◆ **Objective**: Gather each line of the entries below that includes "this".

***** Given records *****

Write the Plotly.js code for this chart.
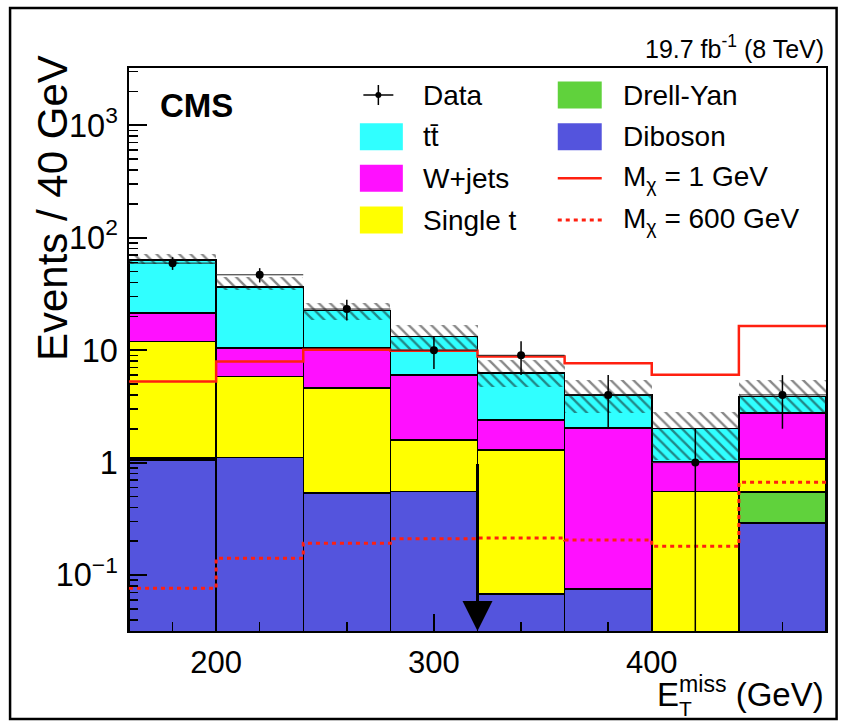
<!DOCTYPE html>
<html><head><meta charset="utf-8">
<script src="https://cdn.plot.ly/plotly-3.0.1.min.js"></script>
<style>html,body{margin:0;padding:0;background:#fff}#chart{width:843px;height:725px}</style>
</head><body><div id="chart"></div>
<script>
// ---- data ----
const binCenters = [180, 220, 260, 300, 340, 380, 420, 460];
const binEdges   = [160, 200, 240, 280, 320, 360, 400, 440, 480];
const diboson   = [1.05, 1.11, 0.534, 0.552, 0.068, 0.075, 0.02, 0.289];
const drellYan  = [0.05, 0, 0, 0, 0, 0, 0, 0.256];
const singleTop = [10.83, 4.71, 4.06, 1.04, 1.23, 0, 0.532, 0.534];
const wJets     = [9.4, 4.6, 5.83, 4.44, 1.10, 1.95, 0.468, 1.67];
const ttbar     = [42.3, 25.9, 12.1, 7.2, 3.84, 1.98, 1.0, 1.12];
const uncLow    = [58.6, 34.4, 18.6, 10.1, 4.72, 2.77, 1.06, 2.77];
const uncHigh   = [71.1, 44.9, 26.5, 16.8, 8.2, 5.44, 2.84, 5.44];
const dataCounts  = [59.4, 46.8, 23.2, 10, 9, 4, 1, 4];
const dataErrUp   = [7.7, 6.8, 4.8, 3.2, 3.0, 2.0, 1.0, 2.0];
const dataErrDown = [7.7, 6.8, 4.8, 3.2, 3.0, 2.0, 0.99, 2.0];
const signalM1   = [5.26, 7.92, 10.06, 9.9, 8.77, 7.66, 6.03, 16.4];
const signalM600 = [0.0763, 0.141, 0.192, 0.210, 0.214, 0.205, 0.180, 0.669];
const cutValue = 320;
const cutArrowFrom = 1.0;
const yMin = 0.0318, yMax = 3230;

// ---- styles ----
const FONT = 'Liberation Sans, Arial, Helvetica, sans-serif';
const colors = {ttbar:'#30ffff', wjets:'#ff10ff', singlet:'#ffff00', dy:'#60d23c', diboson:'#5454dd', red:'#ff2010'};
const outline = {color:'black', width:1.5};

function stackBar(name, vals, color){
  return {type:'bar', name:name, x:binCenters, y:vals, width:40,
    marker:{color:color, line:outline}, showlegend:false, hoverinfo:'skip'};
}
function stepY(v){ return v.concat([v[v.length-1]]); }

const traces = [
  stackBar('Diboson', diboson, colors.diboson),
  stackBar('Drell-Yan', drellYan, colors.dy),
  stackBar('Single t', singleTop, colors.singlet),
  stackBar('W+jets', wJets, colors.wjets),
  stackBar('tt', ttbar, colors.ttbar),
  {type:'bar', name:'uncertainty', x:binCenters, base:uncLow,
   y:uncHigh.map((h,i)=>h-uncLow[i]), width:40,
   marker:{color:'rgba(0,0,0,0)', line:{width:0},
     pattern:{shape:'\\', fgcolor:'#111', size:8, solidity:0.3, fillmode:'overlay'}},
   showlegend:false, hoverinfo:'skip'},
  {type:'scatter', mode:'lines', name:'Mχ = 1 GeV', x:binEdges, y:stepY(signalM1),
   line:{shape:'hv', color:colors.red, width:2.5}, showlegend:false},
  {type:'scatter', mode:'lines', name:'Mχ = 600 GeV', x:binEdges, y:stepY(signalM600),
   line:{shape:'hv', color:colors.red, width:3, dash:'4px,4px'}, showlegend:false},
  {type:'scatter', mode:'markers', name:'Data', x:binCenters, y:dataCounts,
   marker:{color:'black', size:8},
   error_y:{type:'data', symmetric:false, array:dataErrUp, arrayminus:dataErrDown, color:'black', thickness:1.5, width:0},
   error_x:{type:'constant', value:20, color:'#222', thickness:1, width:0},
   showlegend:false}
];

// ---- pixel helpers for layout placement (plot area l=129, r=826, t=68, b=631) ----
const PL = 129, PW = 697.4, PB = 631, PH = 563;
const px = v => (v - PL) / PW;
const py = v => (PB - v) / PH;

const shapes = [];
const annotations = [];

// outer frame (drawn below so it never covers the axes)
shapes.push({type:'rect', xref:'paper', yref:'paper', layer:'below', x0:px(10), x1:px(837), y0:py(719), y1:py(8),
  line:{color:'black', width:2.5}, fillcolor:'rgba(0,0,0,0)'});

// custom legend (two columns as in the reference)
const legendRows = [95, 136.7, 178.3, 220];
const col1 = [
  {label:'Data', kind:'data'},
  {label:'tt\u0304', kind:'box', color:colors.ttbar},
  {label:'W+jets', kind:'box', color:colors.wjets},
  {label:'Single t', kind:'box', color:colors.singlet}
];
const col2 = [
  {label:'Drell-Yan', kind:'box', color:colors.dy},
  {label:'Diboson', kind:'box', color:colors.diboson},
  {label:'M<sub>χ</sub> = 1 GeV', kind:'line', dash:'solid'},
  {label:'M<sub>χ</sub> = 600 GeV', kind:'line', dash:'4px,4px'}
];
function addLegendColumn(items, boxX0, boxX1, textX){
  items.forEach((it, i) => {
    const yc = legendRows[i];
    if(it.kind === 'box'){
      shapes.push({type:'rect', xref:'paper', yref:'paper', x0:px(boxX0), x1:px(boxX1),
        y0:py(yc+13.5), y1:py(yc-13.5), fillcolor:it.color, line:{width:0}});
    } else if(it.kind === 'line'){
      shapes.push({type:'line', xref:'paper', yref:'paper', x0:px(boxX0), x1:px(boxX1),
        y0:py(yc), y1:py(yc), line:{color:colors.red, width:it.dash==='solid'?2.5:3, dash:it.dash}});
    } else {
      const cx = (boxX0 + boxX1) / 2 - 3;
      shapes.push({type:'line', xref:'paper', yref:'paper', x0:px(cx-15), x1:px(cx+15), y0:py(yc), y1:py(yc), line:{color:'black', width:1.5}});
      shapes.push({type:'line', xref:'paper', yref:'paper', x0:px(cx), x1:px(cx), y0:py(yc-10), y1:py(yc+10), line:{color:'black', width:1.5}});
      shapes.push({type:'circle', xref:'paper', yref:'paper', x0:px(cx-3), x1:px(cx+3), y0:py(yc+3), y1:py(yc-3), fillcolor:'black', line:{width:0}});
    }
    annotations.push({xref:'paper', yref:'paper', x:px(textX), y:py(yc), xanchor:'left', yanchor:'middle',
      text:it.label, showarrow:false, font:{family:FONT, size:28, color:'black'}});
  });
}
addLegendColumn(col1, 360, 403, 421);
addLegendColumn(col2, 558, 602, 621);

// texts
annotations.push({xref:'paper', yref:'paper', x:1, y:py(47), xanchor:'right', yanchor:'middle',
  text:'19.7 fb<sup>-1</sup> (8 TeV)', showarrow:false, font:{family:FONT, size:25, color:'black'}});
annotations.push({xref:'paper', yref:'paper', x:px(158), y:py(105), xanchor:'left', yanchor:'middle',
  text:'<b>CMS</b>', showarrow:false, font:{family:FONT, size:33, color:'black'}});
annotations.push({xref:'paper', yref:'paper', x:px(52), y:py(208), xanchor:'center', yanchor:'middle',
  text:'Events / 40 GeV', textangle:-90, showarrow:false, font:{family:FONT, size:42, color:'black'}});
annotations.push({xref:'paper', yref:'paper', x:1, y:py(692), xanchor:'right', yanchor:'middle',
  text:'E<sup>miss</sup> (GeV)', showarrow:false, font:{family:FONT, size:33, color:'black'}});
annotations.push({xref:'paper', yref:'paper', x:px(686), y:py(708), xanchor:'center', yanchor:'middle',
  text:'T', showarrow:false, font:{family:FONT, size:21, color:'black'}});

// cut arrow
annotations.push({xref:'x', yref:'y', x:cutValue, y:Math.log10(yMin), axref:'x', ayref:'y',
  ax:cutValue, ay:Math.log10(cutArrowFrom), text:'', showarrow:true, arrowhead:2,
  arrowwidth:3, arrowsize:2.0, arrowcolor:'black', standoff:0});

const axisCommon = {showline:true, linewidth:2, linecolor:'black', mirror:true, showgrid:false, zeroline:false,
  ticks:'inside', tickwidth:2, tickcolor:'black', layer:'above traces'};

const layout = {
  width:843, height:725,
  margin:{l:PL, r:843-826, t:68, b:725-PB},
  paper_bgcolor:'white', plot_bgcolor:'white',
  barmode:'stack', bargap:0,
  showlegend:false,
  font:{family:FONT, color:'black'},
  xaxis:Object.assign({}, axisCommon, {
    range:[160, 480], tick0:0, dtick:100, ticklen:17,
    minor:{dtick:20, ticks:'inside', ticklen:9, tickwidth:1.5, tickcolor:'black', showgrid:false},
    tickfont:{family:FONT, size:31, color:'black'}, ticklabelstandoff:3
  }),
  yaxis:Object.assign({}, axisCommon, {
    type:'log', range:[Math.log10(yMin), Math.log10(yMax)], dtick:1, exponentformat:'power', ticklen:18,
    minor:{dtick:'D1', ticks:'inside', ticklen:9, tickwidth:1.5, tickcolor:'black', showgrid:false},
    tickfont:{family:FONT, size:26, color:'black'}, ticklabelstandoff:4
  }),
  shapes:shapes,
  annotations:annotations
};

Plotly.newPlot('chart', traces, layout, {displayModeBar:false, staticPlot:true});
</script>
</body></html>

*****
***** Given records *****

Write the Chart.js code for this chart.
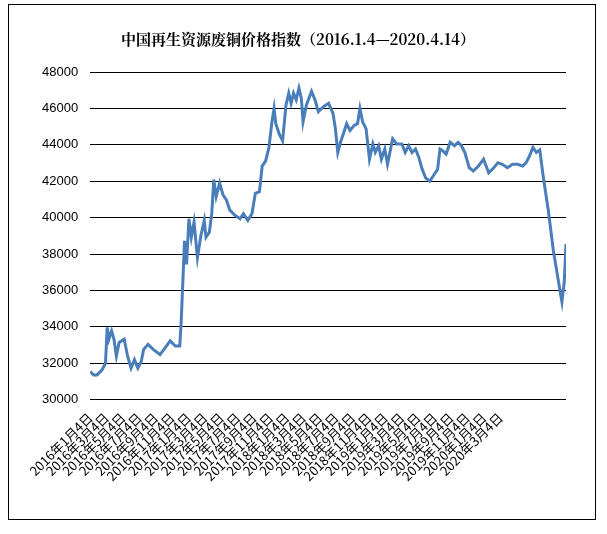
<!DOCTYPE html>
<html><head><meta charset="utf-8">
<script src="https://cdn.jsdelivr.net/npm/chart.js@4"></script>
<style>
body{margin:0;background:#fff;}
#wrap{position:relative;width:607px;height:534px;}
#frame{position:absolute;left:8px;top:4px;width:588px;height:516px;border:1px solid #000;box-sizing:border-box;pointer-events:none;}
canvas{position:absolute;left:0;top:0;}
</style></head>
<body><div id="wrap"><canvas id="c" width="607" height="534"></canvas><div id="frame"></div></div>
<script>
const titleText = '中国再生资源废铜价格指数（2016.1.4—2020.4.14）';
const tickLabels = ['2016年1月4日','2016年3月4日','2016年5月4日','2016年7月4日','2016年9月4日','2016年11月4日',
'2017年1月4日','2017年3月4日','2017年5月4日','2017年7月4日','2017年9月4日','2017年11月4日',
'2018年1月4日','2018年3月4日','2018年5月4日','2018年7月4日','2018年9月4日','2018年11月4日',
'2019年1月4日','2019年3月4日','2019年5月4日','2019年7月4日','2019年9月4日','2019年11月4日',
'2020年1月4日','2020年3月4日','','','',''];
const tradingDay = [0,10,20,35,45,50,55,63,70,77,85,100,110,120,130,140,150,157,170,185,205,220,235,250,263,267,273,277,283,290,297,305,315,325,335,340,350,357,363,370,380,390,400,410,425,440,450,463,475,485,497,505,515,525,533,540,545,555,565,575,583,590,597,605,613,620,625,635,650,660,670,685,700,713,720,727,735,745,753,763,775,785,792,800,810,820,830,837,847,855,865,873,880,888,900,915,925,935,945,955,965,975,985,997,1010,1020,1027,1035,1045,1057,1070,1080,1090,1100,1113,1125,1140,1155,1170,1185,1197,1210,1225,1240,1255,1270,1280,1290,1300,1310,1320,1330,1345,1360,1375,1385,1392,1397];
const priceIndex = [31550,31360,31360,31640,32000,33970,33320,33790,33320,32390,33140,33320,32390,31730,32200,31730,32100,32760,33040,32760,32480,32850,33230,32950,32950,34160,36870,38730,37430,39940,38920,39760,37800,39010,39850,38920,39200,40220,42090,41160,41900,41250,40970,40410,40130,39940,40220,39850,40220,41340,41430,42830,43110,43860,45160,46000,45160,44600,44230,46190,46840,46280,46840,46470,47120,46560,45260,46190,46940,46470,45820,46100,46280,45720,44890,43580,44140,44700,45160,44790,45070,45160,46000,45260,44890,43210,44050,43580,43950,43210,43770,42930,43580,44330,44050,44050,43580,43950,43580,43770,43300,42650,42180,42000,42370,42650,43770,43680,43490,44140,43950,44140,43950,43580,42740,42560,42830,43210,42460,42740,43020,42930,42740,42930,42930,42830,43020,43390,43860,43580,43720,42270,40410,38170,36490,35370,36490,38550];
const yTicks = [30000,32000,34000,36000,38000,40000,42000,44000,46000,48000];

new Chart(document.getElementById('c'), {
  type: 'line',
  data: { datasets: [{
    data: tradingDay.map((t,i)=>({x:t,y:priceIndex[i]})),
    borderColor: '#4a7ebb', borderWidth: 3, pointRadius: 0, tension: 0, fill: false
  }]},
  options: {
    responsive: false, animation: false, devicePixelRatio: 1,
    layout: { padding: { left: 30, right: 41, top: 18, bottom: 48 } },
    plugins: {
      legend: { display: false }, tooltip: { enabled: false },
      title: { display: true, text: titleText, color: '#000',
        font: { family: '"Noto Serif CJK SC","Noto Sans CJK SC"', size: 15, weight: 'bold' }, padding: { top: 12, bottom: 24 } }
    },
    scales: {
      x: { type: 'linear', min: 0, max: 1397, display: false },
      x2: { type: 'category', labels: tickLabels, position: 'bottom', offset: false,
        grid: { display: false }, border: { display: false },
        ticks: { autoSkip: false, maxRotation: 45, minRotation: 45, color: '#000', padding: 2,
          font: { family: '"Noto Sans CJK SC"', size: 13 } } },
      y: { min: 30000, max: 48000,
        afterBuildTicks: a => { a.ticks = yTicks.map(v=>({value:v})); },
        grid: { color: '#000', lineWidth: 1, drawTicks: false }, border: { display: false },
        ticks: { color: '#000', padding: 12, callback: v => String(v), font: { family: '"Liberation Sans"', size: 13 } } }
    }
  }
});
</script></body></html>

*****
***** Given records *****

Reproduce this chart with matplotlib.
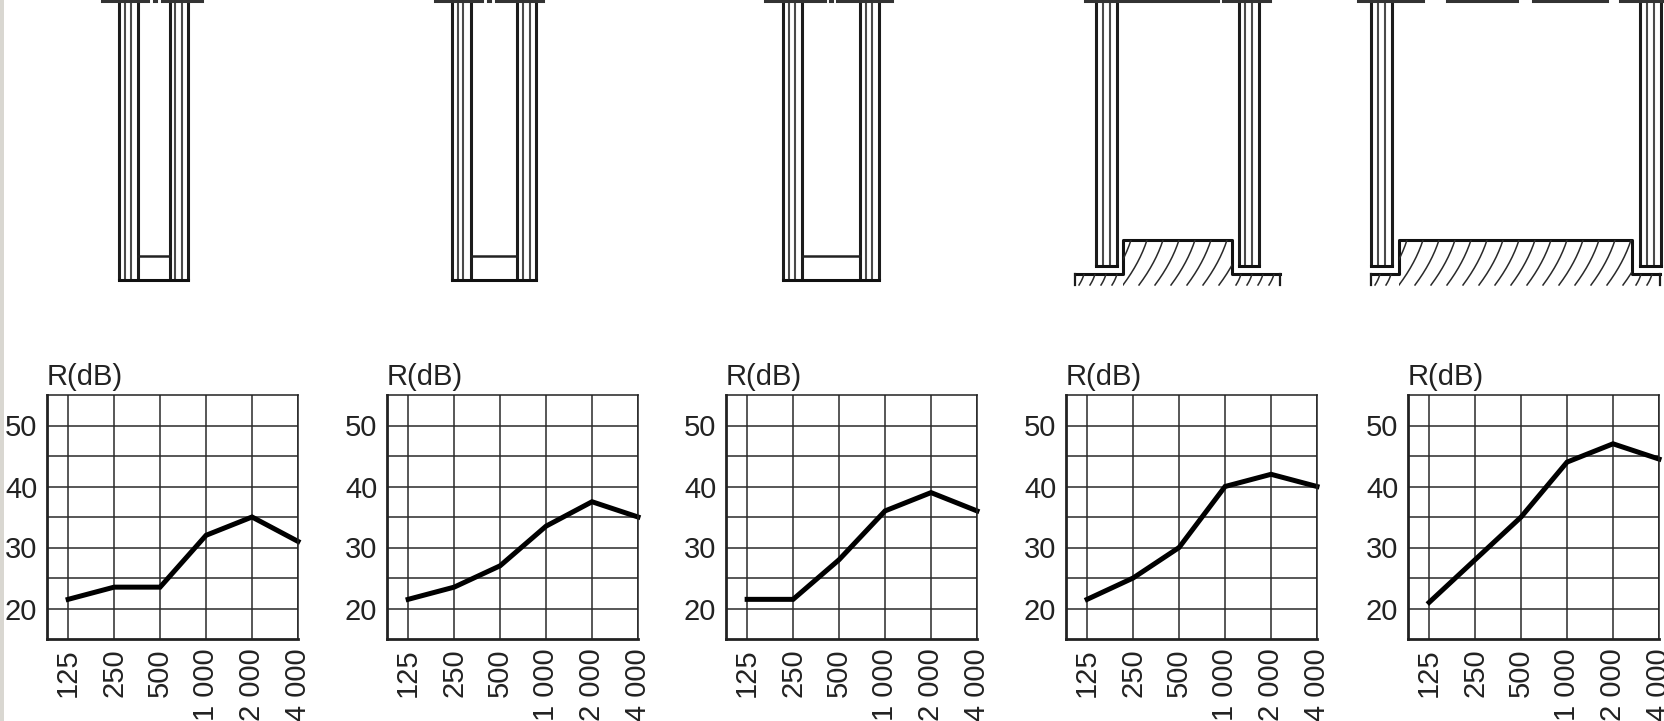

*****

◆ **Solution**:
Write the Plotly.js code for this chart.
Write the Chart.js code for this chart.
Reproduce this chart with matplotlib.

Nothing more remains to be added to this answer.